(Rows from a dataset of charts and code)

** START **

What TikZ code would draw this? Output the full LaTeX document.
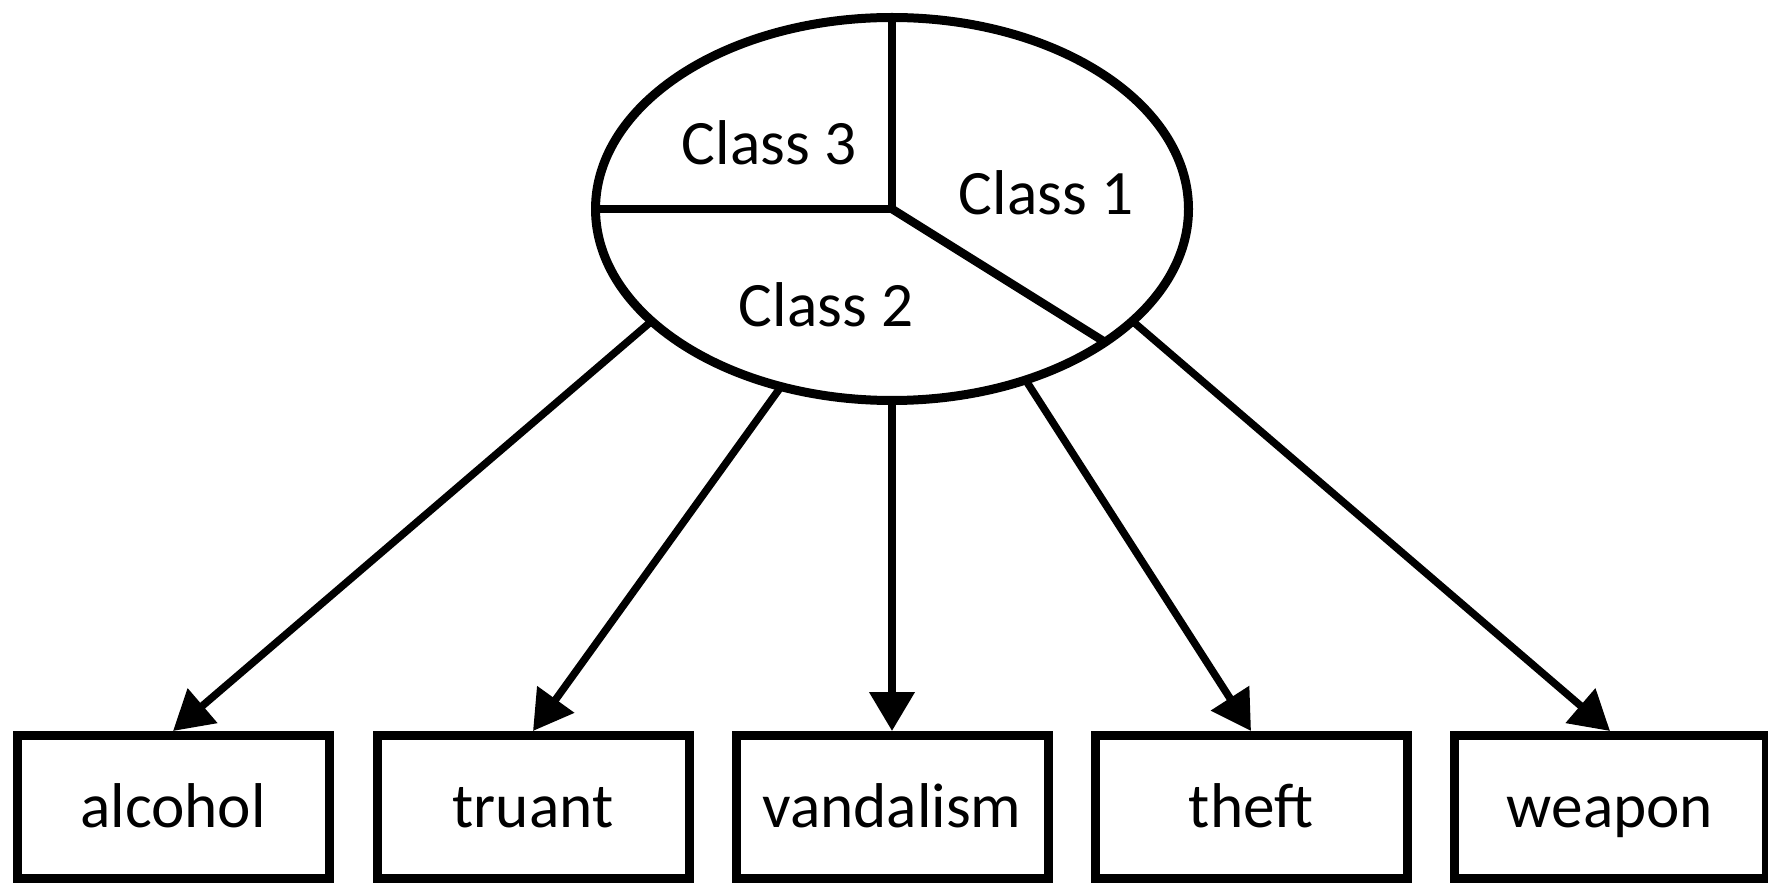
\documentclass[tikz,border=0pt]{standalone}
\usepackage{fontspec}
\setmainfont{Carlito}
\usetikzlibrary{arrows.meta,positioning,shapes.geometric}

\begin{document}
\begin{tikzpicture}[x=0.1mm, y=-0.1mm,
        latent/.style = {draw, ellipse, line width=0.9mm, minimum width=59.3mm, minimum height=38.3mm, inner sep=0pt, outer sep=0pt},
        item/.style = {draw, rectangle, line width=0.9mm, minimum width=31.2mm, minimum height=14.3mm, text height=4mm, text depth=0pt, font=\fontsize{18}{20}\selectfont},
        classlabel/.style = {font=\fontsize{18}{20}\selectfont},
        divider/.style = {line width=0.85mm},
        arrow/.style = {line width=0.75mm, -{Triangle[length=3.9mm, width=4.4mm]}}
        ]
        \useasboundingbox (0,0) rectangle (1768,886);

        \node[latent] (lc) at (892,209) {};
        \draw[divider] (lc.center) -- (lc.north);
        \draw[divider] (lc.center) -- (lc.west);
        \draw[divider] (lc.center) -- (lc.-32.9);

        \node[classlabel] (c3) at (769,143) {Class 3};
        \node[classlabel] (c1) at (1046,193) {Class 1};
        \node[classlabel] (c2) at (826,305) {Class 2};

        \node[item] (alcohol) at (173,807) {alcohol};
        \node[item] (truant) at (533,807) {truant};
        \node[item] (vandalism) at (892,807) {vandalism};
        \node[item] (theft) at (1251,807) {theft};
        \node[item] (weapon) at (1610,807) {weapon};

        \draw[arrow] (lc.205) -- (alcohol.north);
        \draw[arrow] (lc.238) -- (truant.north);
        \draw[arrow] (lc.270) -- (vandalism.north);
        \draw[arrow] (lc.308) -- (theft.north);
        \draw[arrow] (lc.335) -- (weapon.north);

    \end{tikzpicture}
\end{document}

** END **
** START **

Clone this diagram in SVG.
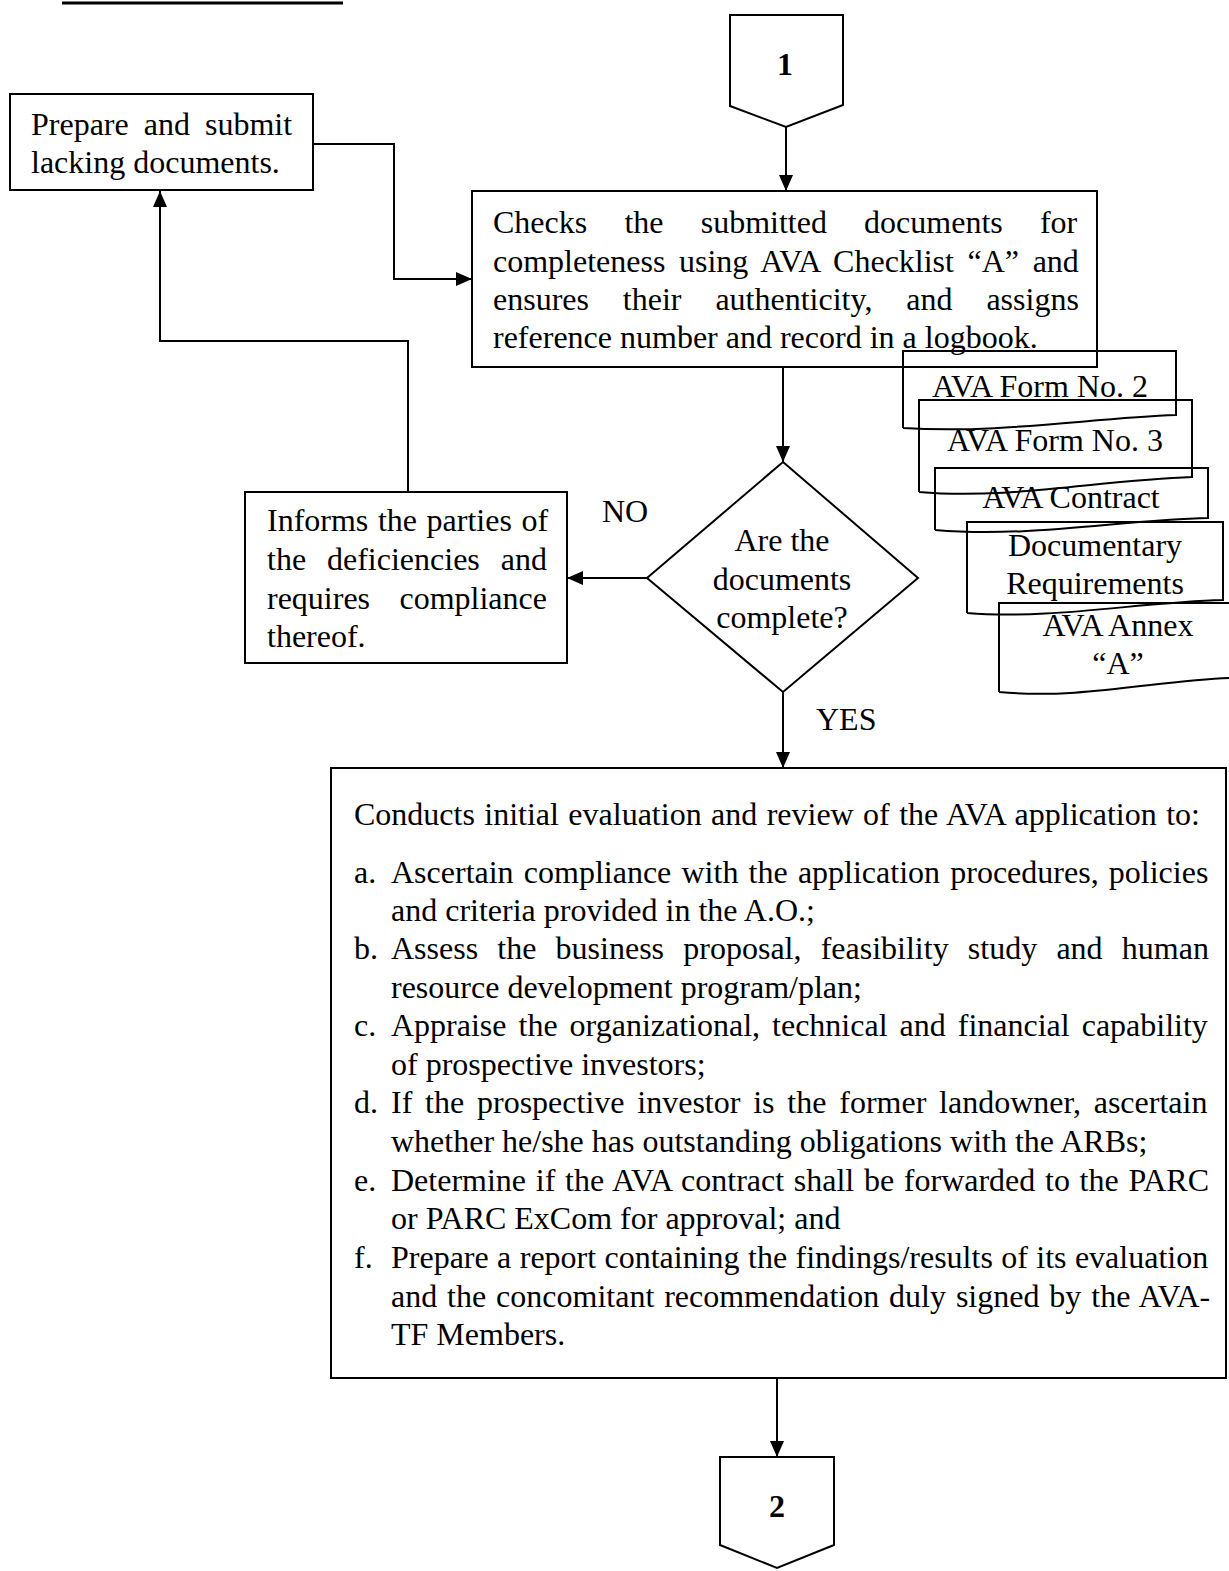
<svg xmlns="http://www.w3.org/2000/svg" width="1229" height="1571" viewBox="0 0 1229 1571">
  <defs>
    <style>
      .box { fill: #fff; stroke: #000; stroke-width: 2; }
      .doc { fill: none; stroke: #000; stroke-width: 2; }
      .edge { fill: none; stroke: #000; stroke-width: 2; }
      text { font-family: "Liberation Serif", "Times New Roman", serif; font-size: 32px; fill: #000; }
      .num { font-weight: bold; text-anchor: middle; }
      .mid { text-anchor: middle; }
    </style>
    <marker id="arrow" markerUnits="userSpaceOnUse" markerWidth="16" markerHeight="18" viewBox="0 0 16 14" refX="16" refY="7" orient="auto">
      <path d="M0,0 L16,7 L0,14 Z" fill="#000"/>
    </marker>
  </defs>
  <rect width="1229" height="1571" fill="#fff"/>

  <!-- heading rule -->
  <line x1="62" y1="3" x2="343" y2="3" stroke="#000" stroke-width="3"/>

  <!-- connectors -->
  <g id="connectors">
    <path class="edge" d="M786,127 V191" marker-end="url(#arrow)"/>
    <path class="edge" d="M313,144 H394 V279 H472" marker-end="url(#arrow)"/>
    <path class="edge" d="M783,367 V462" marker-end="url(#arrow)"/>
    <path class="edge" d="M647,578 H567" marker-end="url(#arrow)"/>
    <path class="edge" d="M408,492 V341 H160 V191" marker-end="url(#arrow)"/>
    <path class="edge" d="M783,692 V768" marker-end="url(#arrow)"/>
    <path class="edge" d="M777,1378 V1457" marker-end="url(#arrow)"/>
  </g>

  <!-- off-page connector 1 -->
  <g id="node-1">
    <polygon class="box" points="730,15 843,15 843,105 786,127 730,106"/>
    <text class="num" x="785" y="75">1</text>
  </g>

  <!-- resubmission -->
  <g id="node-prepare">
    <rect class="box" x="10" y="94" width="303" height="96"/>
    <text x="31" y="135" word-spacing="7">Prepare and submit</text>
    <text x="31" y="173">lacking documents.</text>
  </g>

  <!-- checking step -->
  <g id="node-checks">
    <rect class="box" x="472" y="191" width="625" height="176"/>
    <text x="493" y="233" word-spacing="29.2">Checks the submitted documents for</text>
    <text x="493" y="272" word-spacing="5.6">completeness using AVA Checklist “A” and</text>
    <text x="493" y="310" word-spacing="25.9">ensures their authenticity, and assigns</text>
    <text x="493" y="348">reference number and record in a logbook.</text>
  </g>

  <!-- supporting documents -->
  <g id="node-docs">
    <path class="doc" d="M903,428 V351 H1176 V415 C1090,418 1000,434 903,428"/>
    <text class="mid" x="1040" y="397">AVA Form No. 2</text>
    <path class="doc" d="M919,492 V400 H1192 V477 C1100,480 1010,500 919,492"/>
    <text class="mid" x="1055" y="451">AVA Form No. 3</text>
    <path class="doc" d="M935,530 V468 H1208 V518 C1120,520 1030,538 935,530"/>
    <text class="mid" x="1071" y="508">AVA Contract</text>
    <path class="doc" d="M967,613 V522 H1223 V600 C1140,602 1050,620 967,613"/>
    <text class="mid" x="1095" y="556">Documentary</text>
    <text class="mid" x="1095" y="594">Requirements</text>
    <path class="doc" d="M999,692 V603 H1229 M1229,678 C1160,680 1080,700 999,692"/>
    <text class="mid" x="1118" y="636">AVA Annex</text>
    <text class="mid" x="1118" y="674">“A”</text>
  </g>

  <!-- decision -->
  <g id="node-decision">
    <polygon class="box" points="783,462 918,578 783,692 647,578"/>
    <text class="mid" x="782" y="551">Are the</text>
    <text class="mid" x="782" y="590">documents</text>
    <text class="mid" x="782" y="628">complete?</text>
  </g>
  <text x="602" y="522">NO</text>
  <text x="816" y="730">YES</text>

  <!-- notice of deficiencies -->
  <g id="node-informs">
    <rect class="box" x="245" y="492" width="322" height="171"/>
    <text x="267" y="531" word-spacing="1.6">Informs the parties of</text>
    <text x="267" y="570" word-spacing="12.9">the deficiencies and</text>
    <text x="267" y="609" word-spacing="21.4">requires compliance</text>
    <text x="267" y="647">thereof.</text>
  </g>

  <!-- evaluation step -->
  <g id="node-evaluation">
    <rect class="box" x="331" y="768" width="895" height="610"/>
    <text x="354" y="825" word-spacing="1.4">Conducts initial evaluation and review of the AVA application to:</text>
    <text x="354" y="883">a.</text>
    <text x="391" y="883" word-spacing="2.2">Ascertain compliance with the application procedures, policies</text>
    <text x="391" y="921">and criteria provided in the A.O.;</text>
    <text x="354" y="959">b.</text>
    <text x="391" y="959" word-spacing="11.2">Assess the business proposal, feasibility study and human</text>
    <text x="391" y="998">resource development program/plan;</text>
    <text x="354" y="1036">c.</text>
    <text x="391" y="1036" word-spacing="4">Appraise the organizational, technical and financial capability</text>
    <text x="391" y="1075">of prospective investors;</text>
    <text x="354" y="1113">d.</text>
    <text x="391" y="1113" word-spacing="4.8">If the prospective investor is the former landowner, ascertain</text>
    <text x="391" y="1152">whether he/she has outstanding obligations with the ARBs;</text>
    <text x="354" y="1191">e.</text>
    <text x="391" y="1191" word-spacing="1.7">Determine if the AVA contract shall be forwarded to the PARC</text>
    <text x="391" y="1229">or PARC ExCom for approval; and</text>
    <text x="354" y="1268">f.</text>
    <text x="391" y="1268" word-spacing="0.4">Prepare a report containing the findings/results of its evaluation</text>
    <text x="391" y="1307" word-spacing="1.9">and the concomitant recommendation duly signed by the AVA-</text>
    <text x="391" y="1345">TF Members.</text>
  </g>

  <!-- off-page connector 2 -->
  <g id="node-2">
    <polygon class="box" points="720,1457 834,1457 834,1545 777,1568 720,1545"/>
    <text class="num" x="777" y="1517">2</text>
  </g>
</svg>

** END **
** START **

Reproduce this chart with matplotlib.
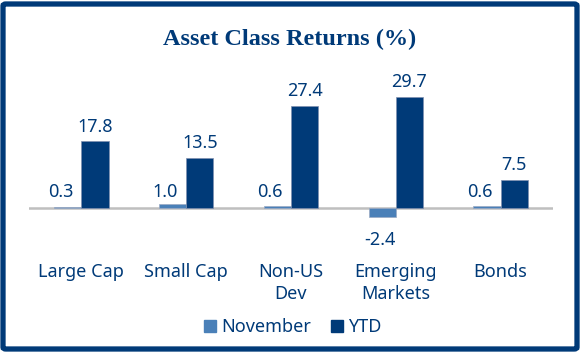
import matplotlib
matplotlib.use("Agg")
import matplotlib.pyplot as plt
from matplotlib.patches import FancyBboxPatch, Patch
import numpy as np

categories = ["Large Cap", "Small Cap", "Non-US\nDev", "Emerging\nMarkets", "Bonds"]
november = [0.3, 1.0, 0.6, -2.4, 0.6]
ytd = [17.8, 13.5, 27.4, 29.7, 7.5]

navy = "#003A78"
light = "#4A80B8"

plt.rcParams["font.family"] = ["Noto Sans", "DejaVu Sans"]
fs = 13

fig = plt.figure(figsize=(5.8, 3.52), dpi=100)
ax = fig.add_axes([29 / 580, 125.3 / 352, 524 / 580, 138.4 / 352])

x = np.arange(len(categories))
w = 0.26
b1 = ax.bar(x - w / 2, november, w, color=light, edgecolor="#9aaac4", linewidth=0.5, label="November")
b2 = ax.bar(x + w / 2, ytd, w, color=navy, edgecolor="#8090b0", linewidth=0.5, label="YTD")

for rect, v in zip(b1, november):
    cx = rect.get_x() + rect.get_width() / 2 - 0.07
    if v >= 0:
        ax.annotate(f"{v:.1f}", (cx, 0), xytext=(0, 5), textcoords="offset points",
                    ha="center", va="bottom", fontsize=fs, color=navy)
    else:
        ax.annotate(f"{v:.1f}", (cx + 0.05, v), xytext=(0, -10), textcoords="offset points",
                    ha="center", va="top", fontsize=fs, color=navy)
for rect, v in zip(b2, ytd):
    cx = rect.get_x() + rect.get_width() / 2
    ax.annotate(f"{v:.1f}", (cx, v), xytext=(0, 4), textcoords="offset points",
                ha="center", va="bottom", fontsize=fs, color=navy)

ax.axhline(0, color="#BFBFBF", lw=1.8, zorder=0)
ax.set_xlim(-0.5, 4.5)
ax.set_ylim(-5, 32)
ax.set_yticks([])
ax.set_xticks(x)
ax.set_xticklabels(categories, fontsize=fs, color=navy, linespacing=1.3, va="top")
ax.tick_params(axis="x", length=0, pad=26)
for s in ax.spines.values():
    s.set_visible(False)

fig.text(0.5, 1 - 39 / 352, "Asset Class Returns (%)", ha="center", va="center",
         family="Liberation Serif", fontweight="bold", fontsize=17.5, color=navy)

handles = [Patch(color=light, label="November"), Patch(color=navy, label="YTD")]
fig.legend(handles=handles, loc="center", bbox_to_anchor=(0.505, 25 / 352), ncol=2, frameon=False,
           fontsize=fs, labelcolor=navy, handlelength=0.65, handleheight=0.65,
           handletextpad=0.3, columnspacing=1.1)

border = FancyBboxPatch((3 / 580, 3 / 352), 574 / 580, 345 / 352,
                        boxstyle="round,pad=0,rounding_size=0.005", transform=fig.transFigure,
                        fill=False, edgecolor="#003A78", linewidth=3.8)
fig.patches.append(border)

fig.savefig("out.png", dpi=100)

** END **

### Requirements
Copy word for word only the lines above from the one with "Reproduce this chart with matplotlib." through the one with "ax = fig.add_axes([29". Leave pictures out.

### Result of this task
Reproduce this chart with matplotlib.
import matplotlib
matplotlib.use("Agg")
import matplotlib.pyplot as plt
from matplotlib.patches import FancyBboxPatch, Patch
import numpy as np

categories = ["Large Cap", "Small Cap", "Non-US\nDev", "Emerging\nMarkets", "Bonds"]
november = [0.3, 1.0, 0.6, -2.4, 0.6]
ytd = [17.8, 13.5, 27.4, 29.7, 7.5]

navy = "#003A78"
light = "#4A80B8"

plt.rcParams["font.family"] = ["Noto Sans", "DejaVu Sans"]
fs = 13

fig = plt.figure(figsize=(5.8, 3.52), dpi=100)
ax = fig.add_axes([29 / 580, 125.3 / 352, 524 / 580, 138.4 / 352])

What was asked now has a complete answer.